3D aPPROaCH lab
The new three-dimensional lab for the planning and printing of congenital heart disease (3D aPPROaCH Lab) uses advanced technology to support pre-surgical planning and family education for patients with complex heart conditions. This is accomplished through the use of both 3D virtual viewing and 3D printing.
Cook Children's is one of the only pediatric healthcare facilities in the United States to combine these technologies.
This cutting-edge technology allows cardiologists and cardiothoracic surgeons the ability to fully understand a patient's complex heart defect and plan their procedures and surgeries to the finest of details. It also allows for doctors to practice and perform procedures prior to the patient entering the operating room.Expand panels
An in-house lab
The 3D virtual viewing software and 3D printer are housed in a dedicated lab on the campus of Cook Children's Medical Center. This makes it easier for physicians to access, collaborate and formulate detailed plans before going into the operating room to work on a complex case. Often times, a physician may only have hours to prepare for surgery so accessing this technology on campus ensures timely planning and access to printing.
It also facilitates collaboration of physicians across subspecialties to provide the most comprehensive care available.
How does it work?
Specialized software called True 3D uses existing medical image datasets to create virtual reality environments of patient-specific anatomy. Using the system, physicians are able to view and dissect these complex structures just as they would real, physical objects. The technology aims to make reading medical images more intuitive, help physicians reach diagnosis, and assist in surgical planning.
For complex cardiac cases, we then use a 3D printer to generate a life-size model of the heart to explore options for repair. The actual surgery can be simulated numerous times, making sure the treatment plan yields the desired results.
What are the benefits?
The benefits of this kind of technology are still evolving but include:
- Comprehensive three-dimensional understanding of a patient's anatomy.
- More informed or detailed surgical or interventional plan.
- Virtual surgery or catheterization procedures.
- Less time in the operating room, leading to fewer complications.
- Possible reduction in follow up surgeries or catheterizations.
- Family consultation and education.
- Medical education for staff and students.
When might this be used?
The application of 3D planning has a wide spectrum of uses. Examples might include:
- Planning palliative repairs in rare forms of complex congenital heart disease.
- Pre-operative evaluation of unique manifestations of common forms of congenital heart disease.
- Creation of pre-operative templates for surgical baffles and septal defects.

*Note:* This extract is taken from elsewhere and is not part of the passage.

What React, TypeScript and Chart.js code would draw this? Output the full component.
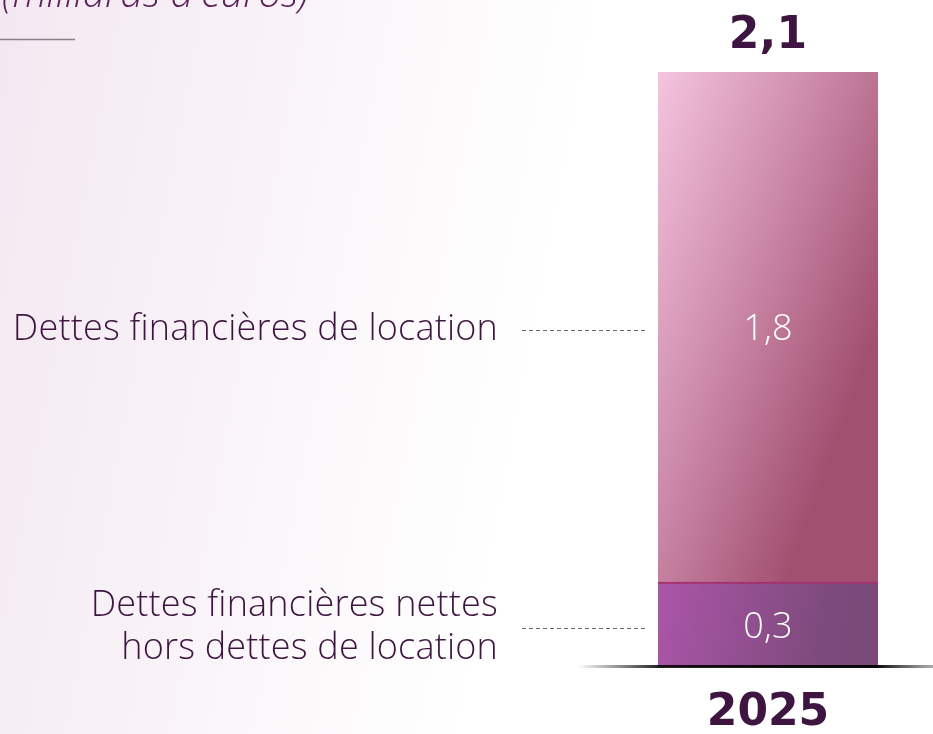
import React, { useEffect, useRef } from "react";
import { Chart, registerables } from "chart.js";

Chart.register(...registerables);

const categories = ["2025"];
const seriesLines = [
  ["Dettes financières nettes", "hors dettes de location"],
  ["Dettes financières de location"],
];
const netDebtExLeases = [0.3];
const leaseDebt = [1.8];
const unitLabel = "(milliards d'euros)";
const yMax = 2.1;

const LIGHT = "'Open Sans', Lato, sans-serif";
const BOLD = "'DejaVu Sans', 'Open Sans', sans-serif";
const DARK = "#3e1540";

const fmt = (v: number) =>
  v.toLocaleString("fr-FR", { minimumFractionDigits: 1, maximumFractionDigits: 1 });

const decor = {
  id: "decor",
  beforeDraw(chart: any) {
    const { ctx, width, height } = chart;
    ctx.save();
    const g = ctx.createLinearGradient(0, 0, width * 0.62, height * 0.15);
    g.addColorStop(0, "#f3e8f1");
    g.addColorStop(1, "#ffffff");
    ctx.fillStyle = g;
    ctx.fillRect(0, 0, width, height);
    ctx.font = `italic 300 40px ${LIGHT}`;
    ctx.fillStyle = "#5b1f5a";
    ctx.textAlign = "left";
    ctx.textBaseline = "alphabetic";
    ctx.fillText(unitLabel, 2, 7);
    ctx.strokeStyle = "#8c7d88";
    ctx.lineWidth = 1.5;
    ctx.beginPath();
    ctx.moveTo(0, 39.5);
    ctx.lineTo(75, 39.5);
    ctx.stroke();
    ctx.restore();
  },
  afterDatasetsDraw(chart: any) {
    const { ctx } = chart;
    ctx.save();
    if ("letterSpacing" in ctx) (ctx as any).letterSpacing = "0.2px";
    let topY = Infinity;
    let barX = 0;
    let barLeft = 0;
    let barRight = 0;
    let baseY = 0;
    let total = 0;
    chart.data.datasets.forEach((ds: any, i: number) => {
      const meta = chart.getDatasetMeta(i);
      const bar = meta.data[0];
      if (!bar) return;
      const p = bar.getProps(["x", "y", "base", "width"], true);
      const v = ds.data[0];
      total += v;
      topY = Math.min(topY, p.y);
      barX = p.x;
      barLeft = p.x - p.width / 2;
      barRight = p.x + p.width / 2;
      baseY = Math.max(baseY, p.base);
      const cy = (p.y + p.base) / 2 + 3;
      ctx.font = `300 36px ${LIGHT}`;
      ctx.fillStyle = "#ffffff";
      ctx.textAlign = "center";
      ctx.textBaseline = "middle";
      ctx.fillText(fmt(v), p.x, cy);
      ctx.strokeStyle = "#6d6470";
      ctx.lineWidth = 1;
      ctx.setLineDash([4, 3]);
      ctx.beginPath();
      ctx.moveTo(barLeft - 136, Math.round(cy) + 0.5);
      ctx.lineTo(barLeft - 10, Math.round(cy) + 0.5);
      ctx.stroke();
      ctx.setLineDash([]);
      const lines = seriesLines[i];
      ctx.font = `300 36px ${LIGHT}`;
      ctx.fillStyle = DARK;
      ctx.textAlign = "right";
      const lh = 43;
      const start = cy - ((lines.length - 1) * lh) / 2;
      lines.forEach((t: string, k: number) => {
        ctx.fillText(t, barLeft - 160, start + k * lh);
      });
    });
    ctx.font = `bold 44px ${BOLD}`;
    ctx.fillStyle = DARK;
    ctx.textAlign = "center";
    ctx.textBaseline = "alphabetic";
    ctx.fillText(fmt(total), barX, topY - 24);
    const lg = ctx.createLinearGradient(578, 0, 933, 0);
    lg.addColorStop(0, "rgba(0,0,0,0)");
    lg.addColorStop((barLeft - 578) / 355, "rgba(0,0,0,0.85)");
    lg.addColorStop((barRight - 578) / 355, "rgba(0,0,0,0.95)");
    lg.addColorStop(1, "rgba(90,90,90,0.5)");
    ctx.strokeStyle = lg;
    ctx.lineWidth = 3;
    ctx.beginPath();
    ctx.moveTo(578, baseY - 0.5);
    ctx.lineTo(933, baseY - 0.5);
    ctx.stroke();
    ctx.restore();
  },
};

function topGradient(ctx: any) {
  const chart = ctx.chart;
  const a = chart.chartArea;
  if (!a) return "#c98aa6";
  const g = chart.ctx.createLinearGradient(a.left, a.top, a.left + 277, a.top + 101);
  g.addColorStop(0, "#f4c4df");
  g.addColorStop(0.5, "#cd8bab");
  g.addColorStop(1, "#a25070");
  return g;
}

function bottomGradient(ctx: any) {
  const chart = ctx.chart;
  const a = chart.chartArea;
  if (!a) return "#8e4f8a";
  const g = chart.ctx.createLinearGradient(a.left, a.bottom - 40, a.right, a.bottom);
  g.addColorStop(0, "#a955a6");
  g.addColorStop(0.75, "#7c4a7b");
  g.addColorStop(1, "#7a4a78");
  return g;
}

export default function App() {
  const ref = useRef<HTMLCanvasElement>(null);
  useEffect(() => {
    if (!ref.current) return;
    const chart = new Chart(ref.current, {
      type: "bar",
      data: {
        labels: categories,
        datasets: [
          {
            label: seriesLines[0].join(" "),
            data: netDebtExLeases,
            backgroundColor: bottomGradient,
            borderColor: "#a5306b",
            borderWidth: { top: 2, left: 0, right: 0, bottom: 0 },
            borderSkipped: false,
          },
          {
            label: seriesLines[1].join(" "),
            data: leaseDebt,
            backgroundColor: topGradient,
            borderWidth: 0,
          },
        ],
      },
      options: {
        animation: false,
        responsive: false,
        layout: { padding: { left: 658, right: 55, top: 72, bottom: -27 } },
        datasets: { bar: { barPercentage: 1, categoryPercentage: 1 } },
        plugins: { legend: { display: false }, tooltip: { enabled: false } },
        scales: {
          x: {
            stacked: true,
            grid: { display: false, drawTicks: false },
            border: { display: false },
            ticks: {
              color: DARK,
              padding: 25,
              font: { family: BOLD, size: 44, weight: "bold", lineHeight: 1 },
            },
          },
          y: { stacked: true, display: false, min: 0, max: yMax },
        },
      },
      plugins: [decor],
    });
    return () => chart.destroy();
  }, []);
  return (
    <div style={{ position: "absolute", left: 0, top: 0, width: 933, height: 734 }}>
      <canvas ref={ref} width={933} height={734} />
    </div>
  );
}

- Virtual deployment of transcutaneous valve (Melody, Edwards) in high risk patients
- Virtual deployment of percutaneous atrial septal defect devices in patients with multiple defects.
- Mapping and unifocalization of patients with tetralogy of Fallot and multiple AP collaterals.
How does 3D printing work?
3D printing (also known as rapid prototyping or additive manufacturing) is a process of making three dimensional solid objects from a digital file. The patient-specific models of the heart are constructed primarily from MRI and CT scans. The scan data is then reviewed by the cardiologist and used to create a digital virtual model with specialized software (Mimics InPrint, Materialise). This virtual model is uploaded to the 3D printer, and the printer deposits microscopic layers of the designated material (plastic, rubber or resin) until the model is complete.
How is the image generated?
Cardiac magnetic resonance imaging (cMRI) is performed to evaluate the structure and function of the heart and blood vessels. cMRI is noninvasive and takes pictures of the heart and surrounding structures using a large magnet, radio waves and a computer. The powerful 3-Tesla cMRI technology at Cook Children's enables us to create images of the heart with details so sharp, we are able see very small lesions, tumors and abnormalities in in the structure of the heart. Computers then use the images to provide 3-dimensional images that can be printed out or projected as a movie.
The cMRI program and 3D aPPROaCH Lab at Cook Children's is led by Steve Muyskens, M.D., who specializes in the field of pediatric cMRI.